When all these new phrases come together in a single sentence, we become ugly.
How we speak reveals to a degree how we think, and I think there’s little attractive about a person who treats his members or friends as people to “blast” with something. We sometimes blast prisoners with cold showers from a hose. We would never “blast” our friends. Yet we speak about them as if we would, and as if we’d be doing them a favor.
A truly great gift, whether a bit of news or just an anecdote or joke, isn’t “pushed out.” It’s shared, or revealed, or given one-on-one. Can we imagine a news anchor speaking cavalierly about “pushing out” the news about the death of some boy in the city that day? Nothing worth sharing should be “pushed out,” as if the audience is a conglomeration of laborers in a sweatshop assembly line.

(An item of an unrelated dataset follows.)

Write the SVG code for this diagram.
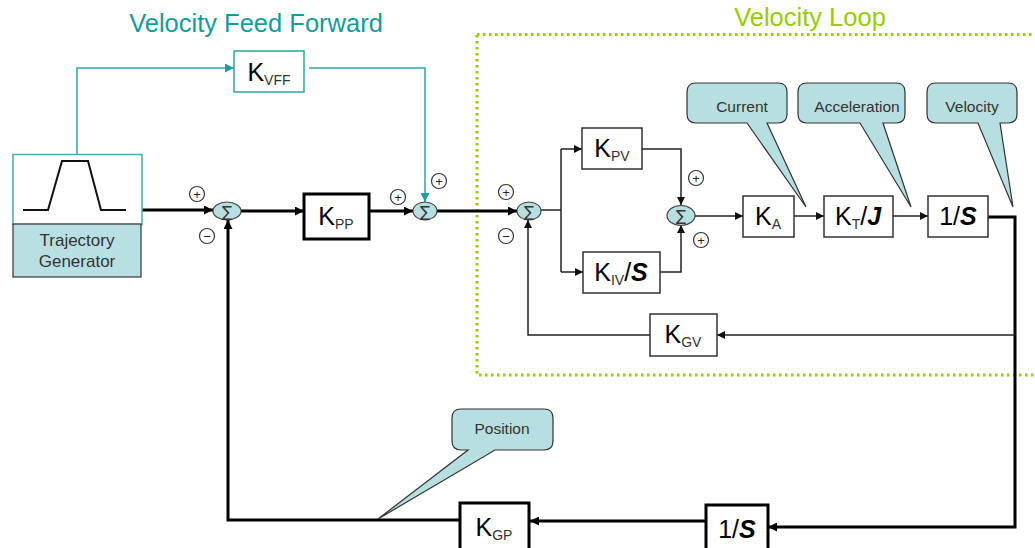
<svg xmlns="http://www.w3.org/2000/svg" width="1035" height="548" viewBox="0 0 1035 548">
<style>
text{font-family:"Liberation Sans",Arial,sans-serif}
.box{fill:#fff;stroke:#333;stroke-width:1.5}
.tbox{fill:#fff;stroke:#000;stroke-width:3}
.lbl{font-size:25px;fill:#000;text-anchor:middle}
.sub{font-size:14px;fill:#333}
.bi{font-weight:bold;font-style:italic}
.sum{fill:#B7DEE0;stroke:#444;stroke-width:1.2}
.sg{font-size:15px;fill:#333;text-anchor:middle;font-family:"DejaVu Sans",sans-serif}
.sgn{fill:#fff;stroke:#333;stroke-width:1.2}
.pm{font-size:13px;fill:#222;text-anchor:middle}
.call{fill:#B7DEE0;stroke:#333;stroke-width:1.2}
.ct{font-size:15.5px;fill:#333;text-anchor:middle}
.thick{fill:none;stroke:#000;stroke-width:3}
.thin{fill:none;stroke:#222;stroke-width:1.5}
.teal{fill:none;stroke:#2AA7A7;stroke-width:1.5}
</style>
<defs>
<marker id="ak" viewBox="0 0 10 10" refX="10" refY="5" markerWidth="10" markerHeight="9" markerUnits="userSpaceOnUse" orient="auto"><path d="M0,0 L10,5 L0,10 z" fill="#000"/></marker>
<marker id="at" viewBox="0 0 10 10" refX="10" refY="5" markerWidth="9" markerHeight="8" markerUnits="userSpaceOnUse" orient="auto"><path d="M0,0 L10,5 L0,10 z" fill="#111"/></marker>
<marker id="ag" viewBox="0 0 10 10" refX="10" refY="5" markerWidth="10" markerHeight="9" markerUnits="userSpaceOnUse" orient="auto"><path d="M0,0 L10,5 L0,10 z" fill="#1E9E9E"/></marker>
</defs>
<rect width="1035" height="548" fill="#fff"/>

<text x="256" y="32" font-size="25.5" fill="#129C9C" text-anchor="middle">Velocity Feed Forward</text>
<text x="810" y="26" font-size="25.5" fill="#99CC00" text-anchor="middle">Velocity Loop</text>
<rect x="477" y="34.5" width="600" height="340.5" fill="none" stroke="#99CC00" stroke-width="3" stroke-dasharray="2.5 3.5"/>

<g id="connectors">
<path class="thick" d="M142,210 H213" marker-end="url(#ak)"/>
<path class="thick" d="M241,211 H304" marker-end="url(#ak)"/>
<path class="thick" d="M369,211 H413" marker-end="url(#ak)"/>
<path class="thick" d="M437,211 H517" marker-end="url(#ak)"/>
<path class="thick" d="M988,217 H1015 V527 H768" marker-end="url(#ak)"/>
<path class="thick" d="M706,521 H530" marker-end="url(#ak)"/>
<path class="thick" d="M460,520 H228 V220" marker-end="url(#ak)"/>
<path class="thin" d="M541,210 H561"/>
<path class="thin" d="M561,149 V272"/>
<path class="thin" d="M561,149 H582" marker-end="url(#at)"/>
<path class="thin" d="M561,272 H583" marker-end="url(#at)"/>
<path class="thin" d="M642,149 H681 V205" marker-end="url(#at)"/>
<path class="thin" d="M660,272 H681 V225" marker-end="url(#at)"/>
<path class="thin" d="M695,216 H743" marker-end="url(#at)"/>
<path class="thin" d="M794,216 H824" marker-end="url(#at)"/>
<path class="thin" d="M893,216 H928" marker-end="url(#at)"/>
<path class="thin" d="M1015,335 H717" marker-end="url(#at)"/>
<path class="thin" d="M650,335 H528 V220" marker-end="url(#at)"/>
<path class="teal" d="M77,154 V68 H234" marker-end="url(#ag)"/>
<path class="teal" d="M309,68 H425 V202" marker-end="url(#ag)"/>
</g>

<g id="trajectory">
<rect x="13" y="154.5" width="129" height="70" fill="#fff" stroke="#44AFAF" stroke-width="1.5"/>
<polyline points="23,210 48,210 62,161 88,161 101,210 126,210" fill="none" stroke="#111" stroke-width="2"/>
<rect x="13" y="224" width="128" height="53" fill="#B8DFE2" stroke="#333" stroke-width="1.2"/>
<text x="77" y="246" font-size="17" fill="#333" text-anchor="middle">Trajectory</text>
<text x="77" y="267" font-size="17" fill="#333" text-anchor="middle">Generator</text>
</g>

<g id="kvff">
<rect x="234" y="51" width="70" height="41" fill="#fff" stroke="#2AA7A7" stroke-width="1.5"/>
<text class="lbl" x="269" y="81">K<tspan class="sub" dy="4">VFF</tspan></text>
</g>

<g id="sum1">
<ellipse class="sum" cx="227" cy="211" rx="14" ry="9"/>
<text class="sg" x="227" y="216.5">∑</text>
<circle class="sgn" cx="197" cy="194" r="7.5"/><text class="pm" x="197" y="198.5">+</text>
<circle class="sgn" cx="207" cy="236" r="7.5"/><text class="pm" x="207" y="240.5">−</text>
</g>

<g id="kpp">
<rect class="tbox" x="304" y="194" width="65" height="45"/>
<text class="lbl" x="336" y="225">K<tspan class="sub" dy="4">PP</tspan></text>
</g>

<g id="sum2">
<ellipse class="sum" cx="425" cy="211" rx="12" ry="9"/>
<text class="sg" x="425" y="216.5">∑</text>
<circle class="sgn" cx="398" cy="197" r="7.5"/><text class="pm" x="398" y="201.5">+</text>
<circle class="sgn" cx="439" cy="181" r="7.5"/><text class="pm" x="439" y="185.5">+</text>
</g>

<g id="sum3">
<ellipse class="sum" cx="529" cy="211" rx="12" ry="9"/>
<text class="sg" x="529" y="216.5">∑</text>
<circle class="sgn" cx="506" cy="192" r="7.5"/><text class="pm" x="506" y="196.5">+</text>
<circle class="sgn" cx="506" cy="236" r="7.5"/><text class="pm" x="506" y="240.5">−</text>
</g>

<g id="kpv">
<rect class="box" x="582" y="128" width="60" height="41"/>
<text class="lbl" x="612" y="157">K<tspan class="sub" dy="4">PV</tspan></text>
</g>

<g id="kivs">
<rect class="box" x="583" y="252" width="77" height="41"/>
<text class="lbl" x="621" y="281">K<tspan class="sub" dy="4">IV</tspan><tspan dy="-4">/</tspan><tspan class="bi">S</tspan></text>
</g>

<g id="sum4">
<ellipse class="sum" cx="681" cy="215.5" rx="14" ry="10"/>
<text class="sg" x="681" y="221">∑</text>
<circle class="sgn" cx="696" cy="178" r="7.5"/><text class="pm" x="696" y="182.5">+</text>
<circle class="sgn" cx="701" cy="240" r="7.5"/><text class="pm" x="701" y="244.5">+</text>
</g>

<g id="ka">
<rect class="box" x="743" y="196" width="51" height="41"/>
<text class="lbl" x="768" y="225">K<tspan class="sub" dy="4">A</tspan></text>
</g>

<g id="ktj">
<rect class="box" x="824" y="196" width="69" height="41"/>
<text class="lbl" x="858" y="225">K<tspan class="sub" dy="4">T</tspan><tspan dy="-4">/</tspan><tspan class="bi">J</tspan></text>
</g>

<g id="integ1">
<rect class="box" x="928" y="196" width="60" height="41"/>
<text class="lbl" x="958" y="225" font-size="24">1/<tspan class="bi">S</tspan></text>
</g>

<g id="kgv">
<rect class="box" x="650" y="314" width="67" height="42"/>
<text class="lbl" x="683" y="343">K<tspan class="sub" dy="4">GV</tspan></text>
</g>

<g id="integ2">
<rect class="tbox" x="706" y="505" width="62" height="45"/>
<text class="lbl" x="737" y="538" font-size="24">1/<tspan class="bi">S</tspan></text>
</g>

<g id="kgp">
<rect class="tbox" x="460" y="503" width="69" height="47"/>
<text class="lbl" x="494" y="536">K<tspan class="sub" dy="4">GP</tspan></text>
</g>

<g id="callout-current">
<path class="call" d="M696,83 H778 Q787,83 787,92 V114 Q787,123 778,123 H767 L806,207 L747,123 H696 Q687,123 687,114 V92 Q687,83 696,83 Z"/>
<text class="ct" x="742" y="112">Current</text>
</g>
<g id="callout-accel">
<path class="call" d="M807,83 H896 Q905,83 905,92 V114 Q905,123 896,123 H883 L911,207 L860,123 H807 Q798,123 798,114 V92 Q798,83 807,83 Z"/>
<text class="ct" x="857" y="112">Acceleration</text>
</g>
<g id="callout-velocity">
<path class="call" d="M936,83 H1008 Q1017,83 1017,92 V114 Q1017,123 1008,123 H1000 L1013,207 L978,123 H936 Q927,123 927,114 V92 Q927,83 936,83 Z"/>
<text class="ct" x="972" y="112">Velocity</text>
</g>
<g id="callout-position">
<path class="call" d="M461,409 H544 Q553,409 553,418 V441 Q553,450 544,450 H495 L378,519 L468,450 H461 Q452,450 452,441 V418 Q452,409 461,409 Z"/>
<text class="ct" x="502" y="434">Position</text>
</g>
</svg>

We have libraries, curate information, peer review research, and archive our files all because we’re dealing with real things. The Library of Congress would be nearly worthless (as would have the Library at Alexandria for that matter) if it served as a “stream” rather than a library. No one leaves important things in “streams.” We remove them from streams and put them into narratives and stories that have coherence and can shape our lives. The entire point of journalism is to rescue disconnected facts from the ether and illuminate them in the light of a sensible narrative that moves the reader to comprehension. Moses, of all people, was saved from a stream.
In our new communications spaces people talk in this mutilated kind of language. We need humane words. We need to be human—to correspond with our members, to share great developments, and to think about our new media presence not as a stream, but as a home.
Or we can keep blasting each other right up until the moment we’re so desensitized that we decide that none of it matters.